*Required work:*
Repeat everything from the first line of the listing below through the line that contains "anchor=west, align=left] (dir)", exactly. Leave out pictures.
** start of Data shown **
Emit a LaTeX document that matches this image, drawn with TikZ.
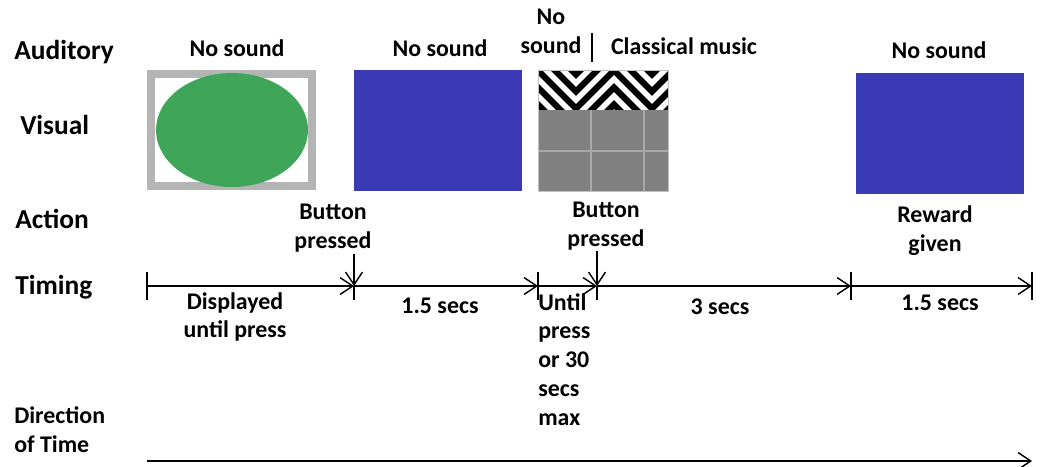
\documentclass[tikz,border=0pt]{standalone}
\usepackage{fontspec}
\setmainfont{Carlito}
\usepackage{xcolor}
\usetikzlibrary{positioning,calc,arrows.meta}
\definecolor{scrblue}{HTML}{3A3AB4}
\definecolor{scrgreen}{HTML}{3FA558}
\definecolor{framegray}{HTML}{B4B4B4}
\definecolor{gridgray}{HTML}{808080}
\definecolor{gridline}{HTML}{A8A8A8}

\begin{document}
\begin{tikzpicture}[
  x=0.025cm, y=-0.025cm,
  rowlab/.style={font=\fontsize{19.5}{23}\selectfont\bfseries, anchor=west, inner sep=0pt},
  sublab/.style={font=\fontsize{17}{20.5}\selectfont\bfseries, align=center, inner sep=0pt},
  timeline/.style={line width=1pt, -{Straight Barb[length=9pt,width=12pt,line width=1pt]}},
  tick/.style={line width=1pt},
  zig/.style={white, line width=4pt, line join=miter},
]
% pixel grid: 1040 x 467, y pointing down
\useasboundingbox (0,0) rectangle (1040,467);

% row labels
\node[rowlab] (aud) at (14,52)  {Auditory};
\node[rowlab] (vis) at (20,125) {Visual};
\node[rowlab] (act) at (15,219) {Action};
\node[rowlab] (tim) at (15,287) {Timing};
\node[sublab, anchor=west, align=left] (dir) at (14,430) {Direction\\of Time};

% screens
\fill[framegray] (147,70) rectangle (316,190);
\fill[white] (155,78) rectangle (308,182);
\fill[scrgreen] (232,130) ellipse [x radius=76, y radius=57];
\fill[scrblue] (354,70) rectangle (522,191);
\begin{scope}
  \clip (538,70) rectangle (668,110);
  \fill[black] (538,70) rectangle (668,110);
  \foreach \k in {-3,...,3} {
    \draw[zig] (500,{100+17*\k}) -- ++(38,-38) -- ++(38,38) -- ++(38,-38) -- ++(38,38) -- ++(38,-38);
  }
\end{scope}
\fill[gridgray] (538,110) rectangle (668,191);
\draw[gridline, line width=1.2pt] (591,110) -- (591,191) (644,110) -- (644,191) (538,151) -- (668,151);
\draw[gridline!70, line width=0.6pt] (538,70) rectangle (668,191);
\fill[scrblue] (856,73) rectangle (1024,194);

% auditory
\node[sublab] (snd1) at (237,48) {No sound};
\node[sublab] (snd2) at (440,48) {No sound};
\node[sublab] (snd3) at (551,31) {No\\sound};
\node[sublab] (mus)  at (684,46) {Classical music};
\node[sublab] (snd4) at (939,50) {No sound};
\draw[line width=1pt] (592,33) -- (592,62);

% action
\node[sublab] (btn1) at (333,228) {Button\\pressed};
\node[sublab] (btn2) at (606,226) {Button\\pressed};
\node[sublab] (rew)  at (935,231) {Reward\\given};

% timing line
\foreach \n/\x in {t0/147,t1/354,t2/538,t3/597,t4/851,t5/1032}
  \coordinate (\n) at (\x,286);
\foreach \a/\b in {t0/t1,t1/t2,t2/t3,t3/t4,t4/t5}
  \draw[timeline] (\a) -- (\b);
\foreach \n in {t0,t2,t4,t5}
  \draw[tick] ($(\n)+(0,-14)$) -- ($(\n)+(0,14)$);
\foreach \n in {t1,t3}
  \draw[tick] (\n) -- ($(\n)+(0,14)$);
\coordinate (p1) at (354,254);
\coordinate (p2) at (597,251);
\draw[timeline] (p1) -- (t1);
\draw[timeline] (p2) -- (t3);

% durations
\node[sublab] (dur1) at (235,317) {Displayed\\until press};
\node[sublab] (dur2) at (440,306) {1.5 secs};
\node[sublab, anchor=north west, align=left, text depth=0pt] (dur3) at (538,293) {Until\\press\\or 30\\secs\\max};
\node[sublab] (dur4) at (720,307) {3 secs};
\node[sublab] (dur5) at (940,303) {1.5 secs};

% direction of time
\coordinate (d0) at (147,461);
\coordinate (d1) at (1032,461);
\draw[timeline] (d0) -- (d1);
\end{tikzpicture}
\end{document}
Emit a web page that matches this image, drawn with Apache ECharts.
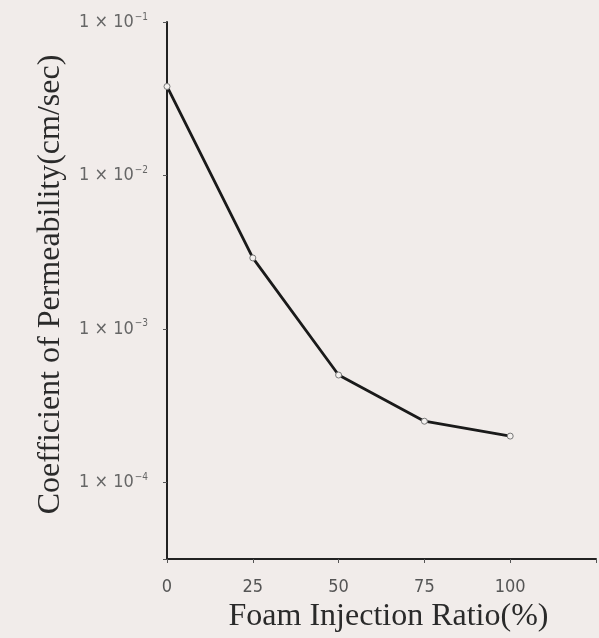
<!DOCTYPE html>
<html>
<head>
<meta charset="utf-8">
<script src="https://cdn.jsdelivr.net/npm/echarts@6/dist/echarts.min.js"></script>
<style>
  html, body { margin: 0; padding: 0; background: #f1ecea; }
  #chart { width: 599px; height: 638px; }
</style>
</head>
<body>
<div id="chart"></div>
<script>
// foam injection ratio (%) vs coefficient of permeability (cm/sec)
const ratios = [0, 25, 50, 75, 100];
const permeability = [0.038, 0.0029, 0.0005, 0.00025, 0.0002];
const decadeLabels = { '-1': '−1', '-2': '−2', '-3': '−3', '-4': '−4' };

const tickFont = "'Liberation Sans Narrow', 'DejaVu Sans Condensed', 'Roboto', sans-serif";
const nameFont = 'Liberation Serif';

const chart = echarts.init(document.getElementById('chart'));

chart.setOption({
  backgroundColor: '#f1ecea',
  animation: false,
  grid: { left: 167, right: 0, top: 22, bottom: 79 },
  xAxis: {
    type: 'value',
    min: 0,
    max: 125,
    interval: 25,
    name: 'Foam Injection Ratio(%)',
    nameLocation: 'middle',
    nameGap: 38,
    nameTextStyle: { fontFamily: nameFont, fontSize: 32, color: '#2a2a2a', padding: [0, 0, 0, 14] },
    axisLine: { lineStyle: { color: '#222', width: 2 } },
    axisTick: { show: true, length: 4, lineStyle: { color: '#555' } },
    axisLabel: {
      margin: 19,
      fontFamily: tickFont,
      fontSize: 18,
      color: '#555',
      formatter: v => (v > 100 ? '' : String(v))
    },
    splitLine: { show: false }
  },
  yAxis: {
    type: 'log',
    logBase: 10,
    min: Math.pow(10, -4.5),
    max: 0.1,
    name: 'Coefficient of Permeability(cm/sec)',
    nameLocation: 'middle',
    nameGap: 100,
    nameRotate: 90,
    nameTextStyle: { fontFamily: nameFont, fontSize: 32, color: '#2a2a2a', padding: [0, 0, 0, 12] },
    axisLine: { show: true, lineStyle: { color: '#222', width: 2 } },
    axisTick: { show: true, length: 4, lineStyle: { color: '#555' } },
    axisLabel: {
      margin: 19,
      formatter: v => {
        const e = Math.round(Math.log10(v));
        if (Math.abs(Math.log10(v) - e) > 1e-6 || !decadeLabels[e]) return '';
        return '{a|1 × 10}{s|' + decadeLabels[e] + '}';
      },
      rich: {
        a: { fontFamily: tickFont, fontSize: 18, color: '#666' },
        s: { fontFamily: tickFont, fontSize: 10, color: '#666', padding: [0, 0, 10, 1] }
      }
    },
    splitLine: { show: false }
  },
  series: [{
    type: 'line',
    data: ratios.map((r, i) => [r, permeability[i]]),
    symbol: 'circle',
    symbolSize: 6,
    itemStyle: { color: '#f4f1ef', borderColor: '#777', borderWidth: 1 },
    lineStyle: { color: '#1a1a1a', width: 2.8 }
  }]
});
</script>
</body>
</html>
** end of Data shown **
*Output for this task:*
Emit a LaTeX document that matches this image, drawn with TikZ.
\documentclass[tikz,border=0pt]{standalone}
\usepackage{fontspec}
\setmainfont{Carlito}
\usepackage{xcolor}
\usetikzlibrary{positioning,calc,arrows.meta}
\definecolor{scrblue}{HTML}{3A3AB4}
\definecolor{scrgreen}{HTML}{3FA558}
\definecolor{framegray}{HTML}{B4B4B4}
\definecolor{gridgray}{HTML}{808080}
\definecolor{gridline}{HTML}{A8A8A8}

\begin{document}
\begin{tikzpicture}[
  x=0.025cm, y=-0.025cm,
  rowlab/.style={font=\fontsize{19.5}{23}\selectfont\bfseries, anchor=west, inner sep=0pt},
  sublab/.style={font=\fontsize{17}{20.5}\selectfont\bfseries, align=center, inner sep=0pt},
  timeline/.style={line width=1pt, -{Straight Barb[length=9pt,width=12pt,line width=1pt]}},
  tick/.style={line width=1pt},
  zig/.style={white, line width=4pt, line join=miter},
]
% pixel grid: 1040 x 467, y pointing down
\useasboundingbox (0,0) rectangle (1040,467);

% row labels
\node[rowlab] (aud) at (14,52)  {Auditory};
\node[rowlab] (vis) at (20,125) {Visual};
\node[rowlab] (act) at (15,219) {Action};
\node[rowlab] (tim) at (15,287) {Timing};
\node[sublab, anchor=west, align=left] (dir) at (14,430) {Direction\\of Time};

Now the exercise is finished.